Which parts of this list aren’t valuable? They all add value to the community. They all improve the lives of others. They all require me to do skilled and specific work. People in different settings get paid for doing all of these things, as long as they aren’t doing it for people they are related to. So nothing on this list is fundamentally incompatible with the the idea of a ‘job.’
So, I guess my question is, why does Mark get to decide that the way we have constructed our ideas about work and jobs in the past are “just a fact of life”? To say that we’ve got it exactly right and shouldn’t try and improve it for those who are starting to peek out from under the enormous loads they’re shouldering? Could it be that he has a vested interest in not changing the status quo? Does it maybe suit him to be in a position where many people in his life are cared for by someone other than him, who he doesn’t have to pay? Even if he is a deeply caring person, statistically he isn’t in the category of people most likely to be providing significant care labour.
And ok, I get that being a mother isn’t exactly like a lot of other jobs. I know that I had these children by my own choosing and that I am responsible for them. I’m not expecting rounds of applause and cash falling from the sky everywhere I go with them (although just being consistently welcomed and catered for in public spaces would be nice). I know that as a human living in a community it is good and kind and helpful and healthy for me to invest some of my time in other humans without trying to place a strict dollar value it or expecting to profit from the interaction. But can we stop speaking about women’s emotional labour like it’s our duty to give it, and societies right to receive it?
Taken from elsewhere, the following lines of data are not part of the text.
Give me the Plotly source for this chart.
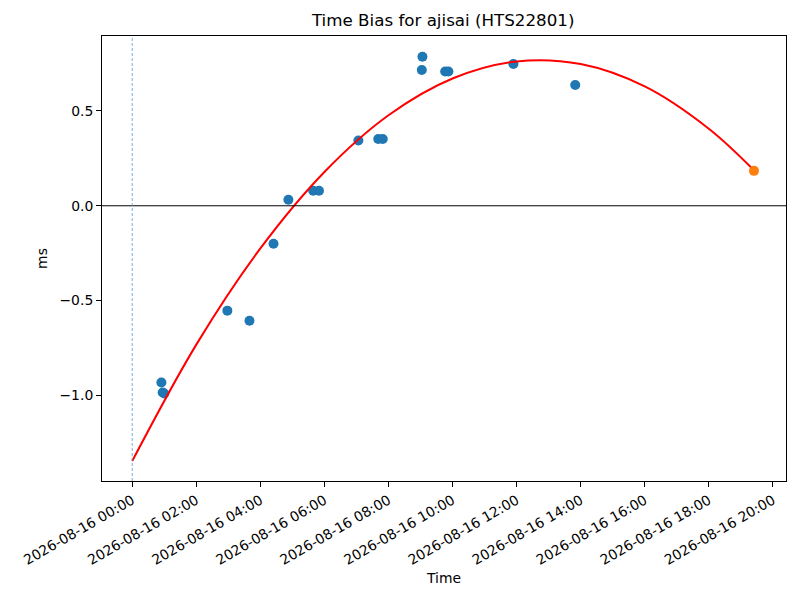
import plotly.graph_objects as go

# observed time bias samples (ms)
obs_times = [
    "2026-08-16 00:54:36", "2026-08-16 00:57:00", "2026-08-16 01:00:00",
    "2026-08-16 02:58:12", "2026-08-16 03:39:36", "2026-08-16 04:24:36",
    "2026-08-16 04:52:30", "2026-08-16 05:39:00", "2026-08-16 05:49:48",
    "2026-08-16 07:03:36", "2026-08-16 07:40:48", "2026-08-16 07:49:12",
    "2026-08-16 09:02:24", "2026-08-16 09:03:36", "2026-08-16 09:46:12",
    "2026-08-16 09:52:12", "2026-08-16 11:54:00", "2026-08-16 13:49:48",
]
obs_bias = [
    -0.932, -0.984, -0.990,
    -0.553, -0.606, -0.200,
    0.032, 0.079, 0.079,
    0.344, 0.352, 0.352,
    0.716, 0.786, 0.708,
    0.708, 0.747, 0.637,
]

# predicted point
pred_time = ["2026-08-16 19:24:36"]
pred_bias = [0.184]

# fitted curve
fit_times = [
    "2026-08-16 00:00:00", "2026-08-16 02:00:00", "2026-08-16 04:00:00",
    "2026-08-16 06:00:00", "2026-08-16 08:00:00", "2026-08-16 10:00:00",
    "2026-08-16 12:00:00", "2026-08-16 14:00:00", "2026-08-16 16:00:00",
    "2026-08-16 18:00:00", "2026-08-16 19:24:36",
]
fit_bias = [-1.346, -0.732, -0.225, 0.178, 0.477, 0.671, 0.761, 0.747, 0.629, 0.406, 0.187]

epoch_time = "2026-08-16 00:00:00"

fig = go.Figure()

fig.add_trace(go.Scatter(
    x=obs_times, y=obs_bias, mode="markers",
    marker=dict(color="#1f77b4", size=10), showlegend=False
))
fig.add_trace(go.Scatter(
    x=fit_times, y=fit_bias, mode="lines",
    line=dict(color="red", width=2, shape="spline"), showlegend=False
))
fig.add_trace(go.Scatter(
    x=pred_time, y=pred_bias, mode="markers",
    marker=dict(color="#ff7f0e", size=10), showlegend=False
))

# zero line and epoch marker
fig.add_hline(y=0, line=dict(color="black", width=1))
fig.add_vline(x=epoch_time, line=dict(color="#5b9bd0", width=0.8, dash="3px,2px"))

# page body adds an 8px offset, so margins are shifted to compensate
fig.update_layout(
    width=800, height=600,
    margin=dict(l=94, r=22, t=28, b=127),
    plot_bgcolor="white", paper_bgcolor="white",
    font=dict(family="DejaVu Sans", size=14, color="black"),
    title=dict(text="Time Bias for ajisai (HTS22801)", x=0.544, xanchor="center",
               y=0.98, yanchor="middle", font=dict(size=16.7)),
)

fig.update_xaxes(
    type="date",
    range=["2026-08-15 23:03:22", "2026-08-16 20:24:36"],
    tick0="2026-08-16 00:00", dtick=7200000,
    tickformat="%Y-%m-%d %H:%M", tickangle=-30,
    tickfont=dict(size=13.9),
    ticks="outside", ticklen=5, tickcolor="black",
    showline=True, mirror=True, linecolor="black", linewidth=1,
    showgrid=False, zeroline=False, automargin=False,
    title=dict(text="Time", standoff=6, font=dict(size=13.9)),
)
fig.update_yaxes(
    range=[-1.451, 0.895],
    tickvals=[-1.0, -0.5, 0.0, 0.5],
    ticktext=["\u22121.0", "\u22120.5", "0.0", "0.5"],
    tickfont=dict(size=13.9),
    ticks="outside", ticklen=5, tickcolor="black",
    showline=True, mirror=True, linecolor="black", linewidth=1,
    showgrid=False, zeroline=False, automargin=False,
    title=dict(text="ms", standoff=8, font=dict(size=13.9)),
)

fig.write_html("out.html")
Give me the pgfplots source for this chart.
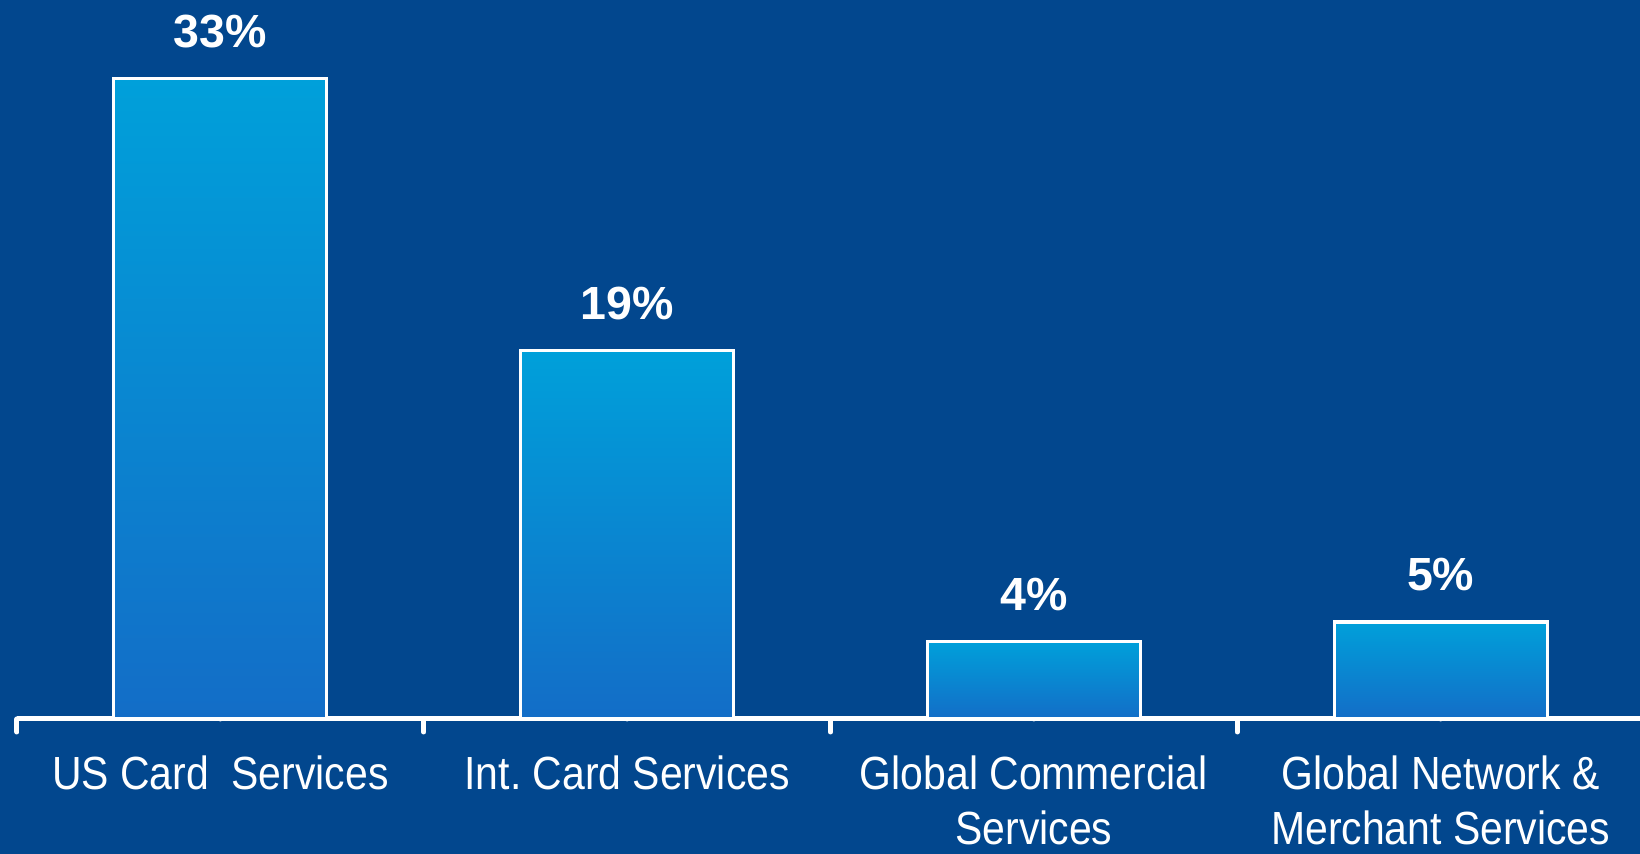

If the work someone is doing is benefiting you (or anyone really) then maybe stop dismissing it or belittling the person doing it? If you have a national platform to speak on, maybe think carefully before offering an opinion on something you have no experience of? Maybe we haven’t called mothering a ‘job’ yet because we haven’t really addressed the systemic inequalities around unpaid (but hugely valuable) labour. Maybe instead of just equating “what is” with “what has to be” we could try and do just a little bit better? Because my night manager is calling and as much as I love her, this sure feels like work to me!